Problem description: Reproduce the listing word for word, leaving every picture behind.

Dataset extract:
______________________________

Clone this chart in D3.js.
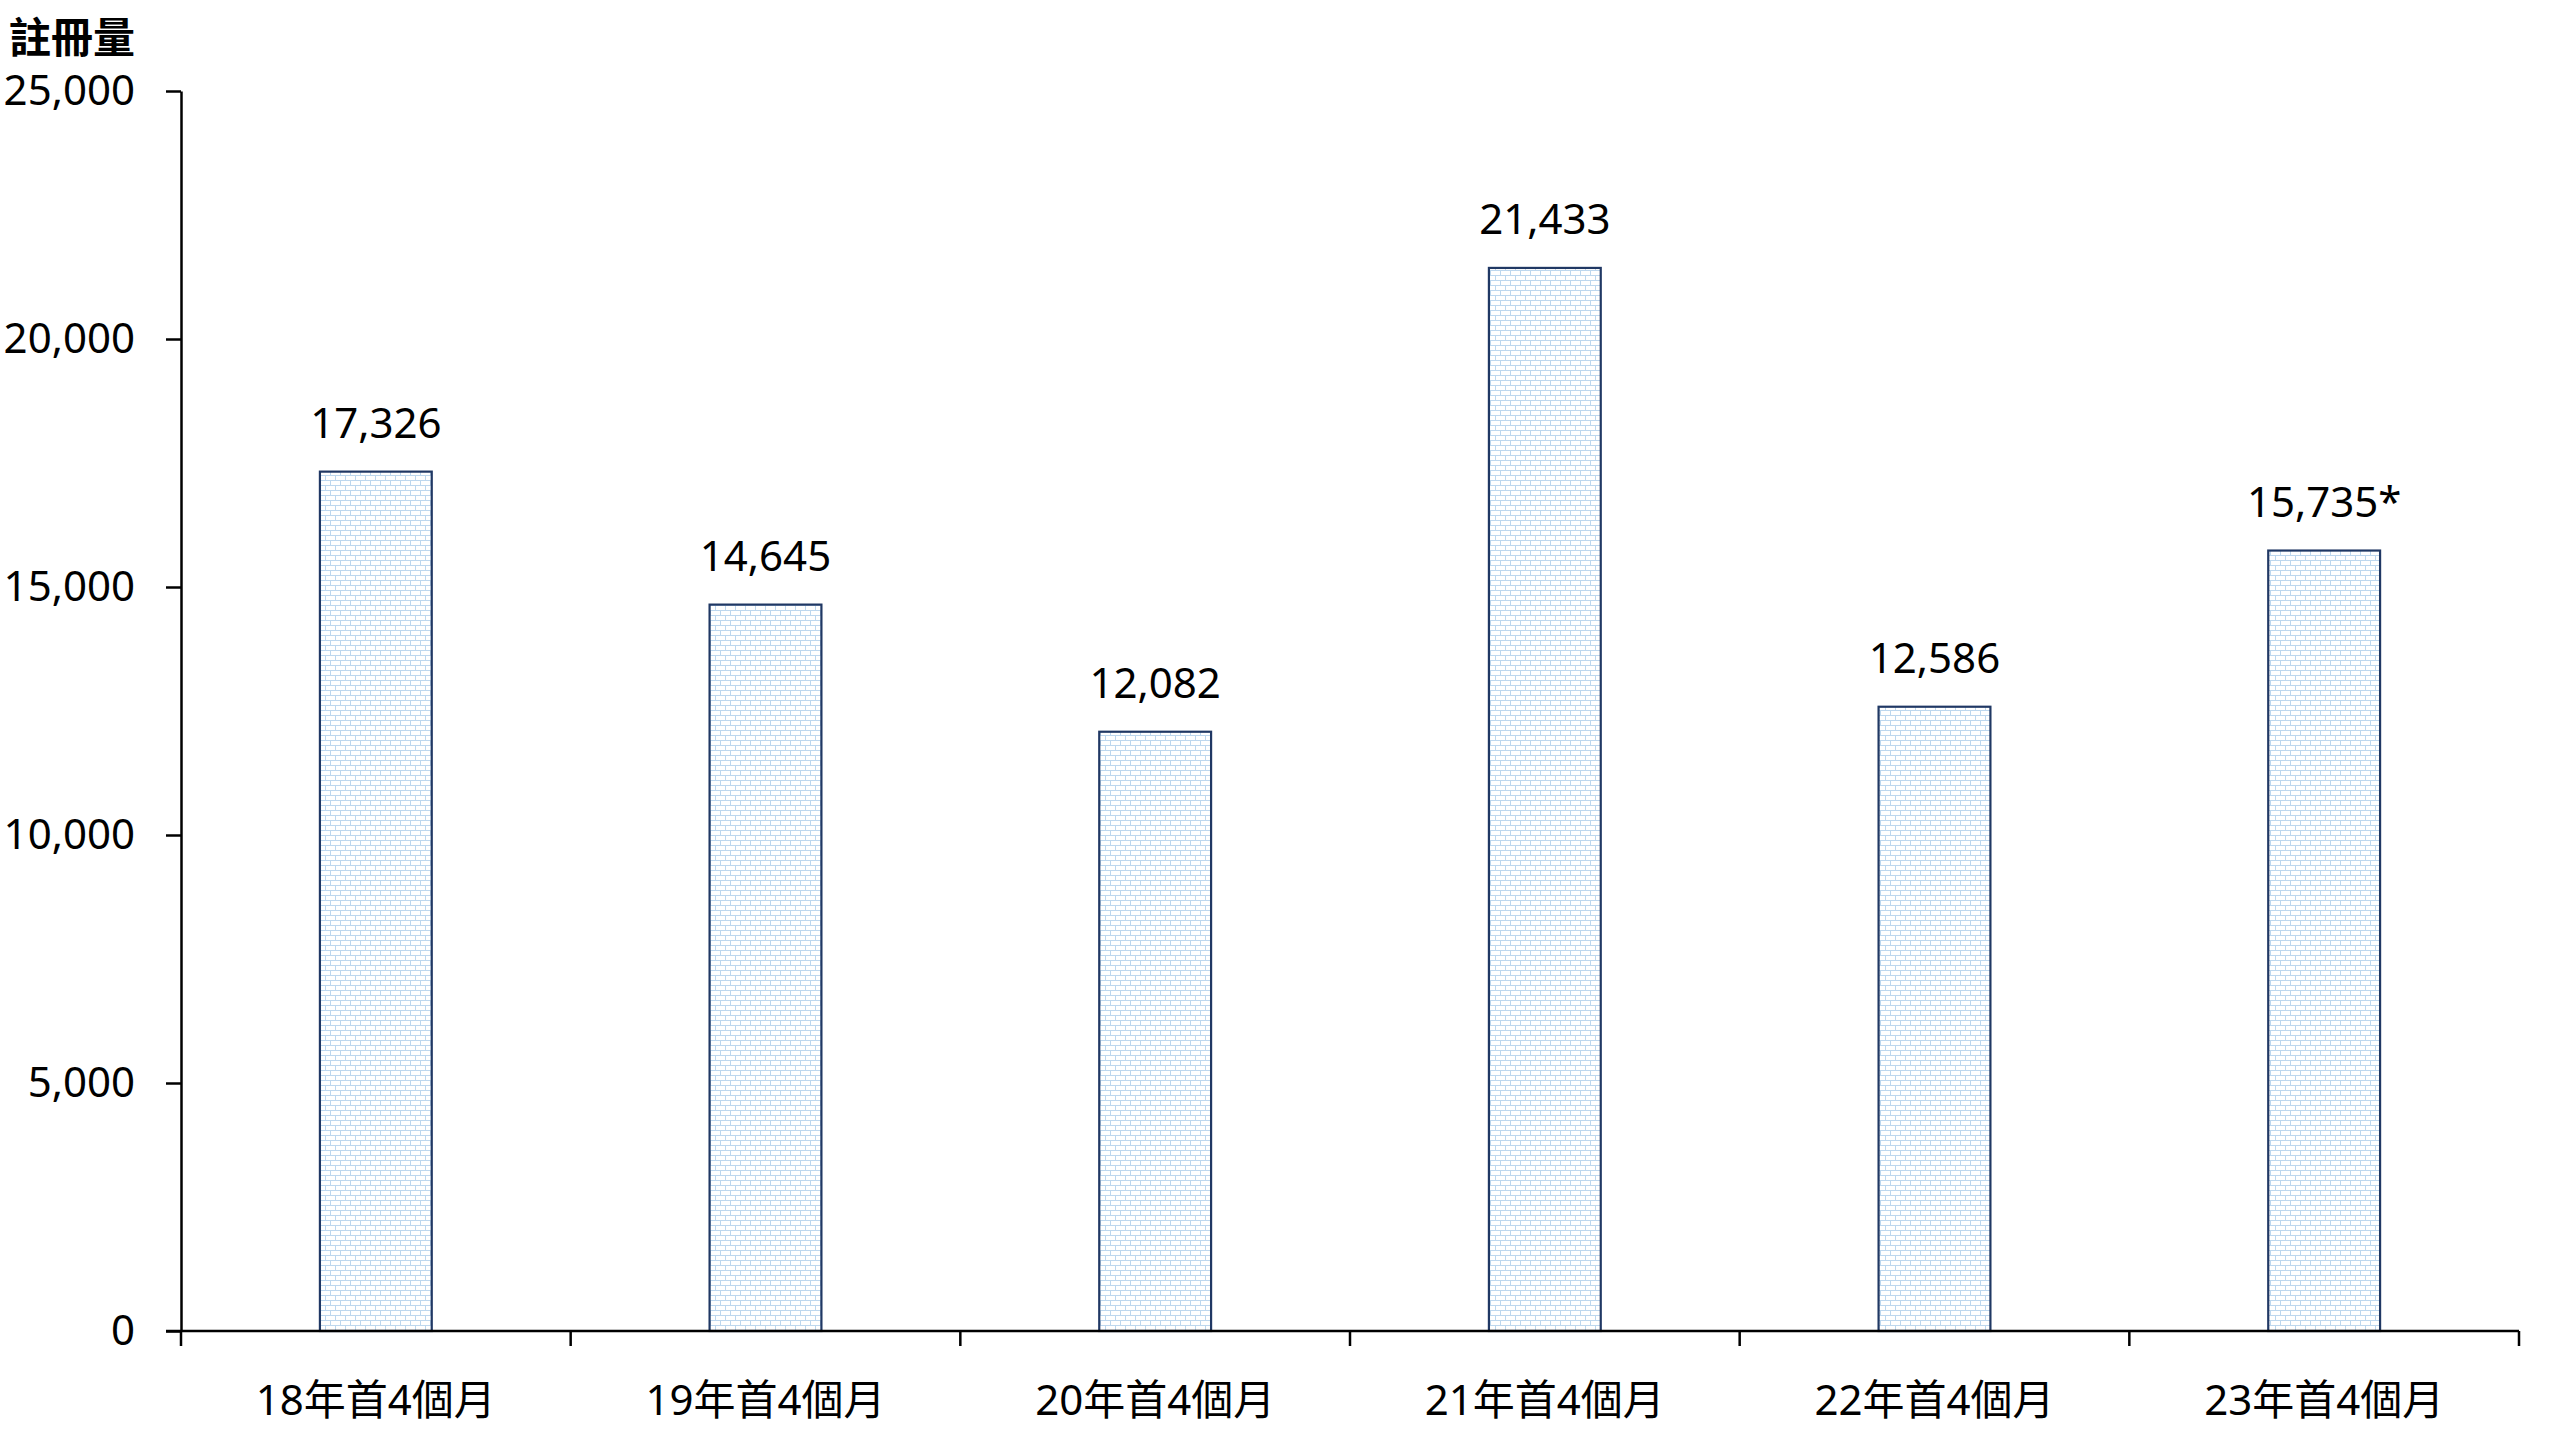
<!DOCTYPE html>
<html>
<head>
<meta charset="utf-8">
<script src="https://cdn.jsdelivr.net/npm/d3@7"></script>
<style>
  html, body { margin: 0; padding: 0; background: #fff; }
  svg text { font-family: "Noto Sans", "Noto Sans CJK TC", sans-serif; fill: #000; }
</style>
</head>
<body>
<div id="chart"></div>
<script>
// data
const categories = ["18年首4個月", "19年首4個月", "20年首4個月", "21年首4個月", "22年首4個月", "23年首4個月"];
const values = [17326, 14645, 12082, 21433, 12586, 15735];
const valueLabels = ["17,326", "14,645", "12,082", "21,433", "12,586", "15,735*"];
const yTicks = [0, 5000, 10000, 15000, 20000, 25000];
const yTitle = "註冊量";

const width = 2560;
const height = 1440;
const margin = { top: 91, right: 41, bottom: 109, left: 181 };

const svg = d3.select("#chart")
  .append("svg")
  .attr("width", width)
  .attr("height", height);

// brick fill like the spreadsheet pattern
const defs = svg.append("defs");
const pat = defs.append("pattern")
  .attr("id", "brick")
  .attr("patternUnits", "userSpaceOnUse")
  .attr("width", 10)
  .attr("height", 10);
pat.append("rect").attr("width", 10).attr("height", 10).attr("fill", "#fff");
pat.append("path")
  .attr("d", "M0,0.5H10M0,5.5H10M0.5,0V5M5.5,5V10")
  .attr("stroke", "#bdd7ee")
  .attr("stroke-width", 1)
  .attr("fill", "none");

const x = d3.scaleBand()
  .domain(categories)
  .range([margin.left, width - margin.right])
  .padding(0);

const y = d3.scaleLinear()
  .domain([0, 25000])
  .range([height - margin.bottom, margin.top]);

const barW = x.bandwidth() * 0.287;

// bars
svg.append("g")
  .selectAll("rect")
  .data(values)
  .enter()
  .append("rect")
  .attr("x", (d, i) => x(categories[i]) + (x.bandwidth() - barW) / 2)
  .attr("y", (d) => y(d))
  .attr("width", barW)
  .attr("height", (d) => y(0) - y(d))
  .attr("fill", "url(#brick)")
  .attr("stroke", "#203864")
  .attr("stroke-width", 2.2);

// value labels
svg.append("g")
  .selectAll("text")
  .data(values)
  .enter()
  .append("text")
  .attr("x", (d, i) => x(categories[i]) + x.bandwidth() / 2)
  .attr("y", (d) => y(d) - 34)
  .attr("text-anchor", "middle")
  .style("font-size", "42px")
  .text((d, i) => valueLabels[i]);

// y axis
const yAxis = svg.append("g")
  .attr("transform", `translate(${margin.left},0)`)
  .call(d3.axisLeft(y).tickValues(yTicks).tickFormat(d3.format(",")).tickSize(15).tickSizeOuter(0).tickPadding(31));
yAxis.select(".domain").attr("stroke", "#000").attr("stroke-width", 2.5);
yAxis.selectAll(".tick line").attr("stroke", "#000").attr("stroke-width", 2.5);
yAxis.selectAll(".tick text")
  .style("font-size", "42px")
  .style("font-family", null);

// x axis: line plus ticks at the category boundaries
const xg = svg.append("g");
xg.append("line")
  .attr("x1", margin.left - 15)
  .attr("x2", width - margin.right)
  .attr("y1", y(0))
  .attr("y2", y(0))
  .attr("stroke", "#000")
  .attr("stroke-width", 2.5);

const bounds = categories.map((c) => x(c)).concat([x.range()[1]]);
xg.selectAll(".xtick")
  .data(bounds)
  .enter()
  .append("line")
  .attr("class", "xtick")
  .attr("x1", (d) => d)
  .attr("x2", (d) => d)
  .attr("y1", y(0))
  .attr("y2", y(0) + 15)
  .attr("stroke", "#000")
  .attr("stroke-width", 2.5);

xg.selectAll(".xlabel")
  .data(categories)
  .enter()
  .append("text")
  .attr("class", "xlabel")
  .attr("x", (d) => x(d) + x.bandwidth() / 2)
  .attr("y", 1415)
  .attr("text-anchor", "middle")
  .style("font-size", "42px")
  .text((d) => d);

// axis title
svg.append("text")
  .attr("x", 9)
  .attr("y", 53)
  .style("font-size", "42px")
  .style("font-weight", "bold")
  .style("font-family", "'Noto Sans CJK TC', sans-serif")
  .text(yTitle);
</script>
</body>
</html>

______________________________

Correct result:
Clone this chart in D3.js.
<!DOCTYPE html>
<html>
<head>
<meta charset="utf-8">
<script src="https://cdn.jsdelivr.net/npm/d3@7"></script>
<style>
  html, body { margin: 0; padding: 0; background: #fff; }
  svg text { font-family: "Noto Sans", "Noto Sans CJK TC", sans-serif; fill: #000; }
</style>
</head>
<body>
<div id="chart"></div>
<script>
// data
const categories = ["18年首4個月", "19年首4個月", "20年首4個月", "21年首4個月", "22年首4個月", "23年首4個月"];
const values = [17326, 14645, 12082, 21433, 12586, 15735];
const valueLabels = ["17,326", "14,645", "12,082", "21,433", "12,586", "15,735*"];
const yTicks = [0, 5000, 10000, 15000, 20000, 25000];
const yTitle = "註冊量";

const width = 2560;
const height = 1440;
const margin = { top: 91, right: 41, bottom: 109, left: 181 };

const svg = d3.select("#chart")
  .append("svg")
  .attr("width", width)
  .attr("height", height);

// brick fill like the spreadsheet pattern
const defs = svg.append("defs");
const pat = defs.append("pattern")
  .attr("id", "brick")
  .attr("patternUnits", "userSpaceOnUse")
  .attr("width", 10)
  .attr("height", 10);
pat.append("rect").attr("width", 10).attr("height", 10).attr("fill", "#fff");
pat.append("path")
  .attr("d", "M0,0.5H10M0,5.5H10M0.5,0V5M5.5,5V10")
  .attr("stroke", "#bdd7ee")
  .attr("stroke-width", 1)
  .attr("fill", "none");

const x = d3.scaleBand()
  .domain(categories)
  .range([margin.left, width - margin.right])
  .padding(0);

const y = d3.scaleLinear()
  .domain([0, 25000])
  .range([height - margin.bottom, margin.top]);

const barW = x.bandwidth() * 0.287;

// bars
svg.append("g")
  .selectAll("rect")
  .data(values)
  .enter()
  .append("rect")
  .attr("x", (d, i) => x(categories[i]) + (x.bandwidth() - barW) / 2)
  .attr("y", (d) => y(d))
  .attr("width", barW)
  .attr("height", (d) => y(0) - y(d))
  .attr("fill", "url(#brick)")
  .attr("stroke", "#203864")
  .attr("stroke-width", 2.2);

// value labels
svg.append("g")
  .selectAll("text")
  .data(values)
  .enter()
  .append("text")
  .attr("x", (d, i) => x(categories[i]) + x.bandwidth() / 2)
  .attr("y", (d) => y(d) - 34)
  .attr("text-anchor", "middle")
  .style("font-size", "42px")
  .text((d, i) => valueLabels[i]);

// y axis
const yAxis = svg.append("g")
  .attr("transform", `translate(${margin.left},0)`)
  .call(d3.axisLeft(y).tickValues(yTicks).tickFormat(d3.format(",")).tickSize(15).tickSizeOuter(0).tickPadding(31));
yAxis.select(".domain").attr("stroke", "#000").attr("stroke-width", 2.5);
yAxis.selectAll(".tick line").attr("stroke", "#000").attr("stroke-width", 2.5);
yAxis.selectAll(".tick text")
  .style("font-size", "42px")
  .style("font-family", null);

// x axis: line plus ticks at the category boundaries
const xg = svg.append("g");
xg.append("line")
  .attr("x1", margin.left - 15)
  .attr("x2", width - margin.right)
  .attr("y1", y(0))
  .attr("y2", y(0))
  .attr("stroke", "#000")
  .attr("stroke-width", 2.5);

const bounds = categories.map((c) => x(c)).concat([x.range()[1]]);
xg.selectAll(".xtick")
  .data(bounds)
  .enter()
  .append("line")
  .attr("class", "xtick")
  .attr("x1", (d) => d)
  .attr("x2", (d) => d)
  .attr("y1", y(0))
  .attr("y2", y(0) + 15)
  .attr("stroke", "#000")
  .attr("stroke-width", 2.5);

xg.selectAll(".xlabel")
  .data(categories)
  .enter()
  .append("text")
  .attr("class", "xlabel")
  .attr("x", (d) => x(d) + x.bandwidth() / 2)
  .attr("y", 1415)
  .attr("text-anchor", "middle")
  .style("font-size", "42px")
  .text((d) => d);

// axis title
svg.append("text")
  .attr("x", 9)
  .attr("y", 53)
  .style("font-size", "42px")
  .style("font-weight", "bold")
  .style("font-family", "'Noto Sans CJK TC', sans-serif")
  .text(yTitle);
</script>
</body>
</html>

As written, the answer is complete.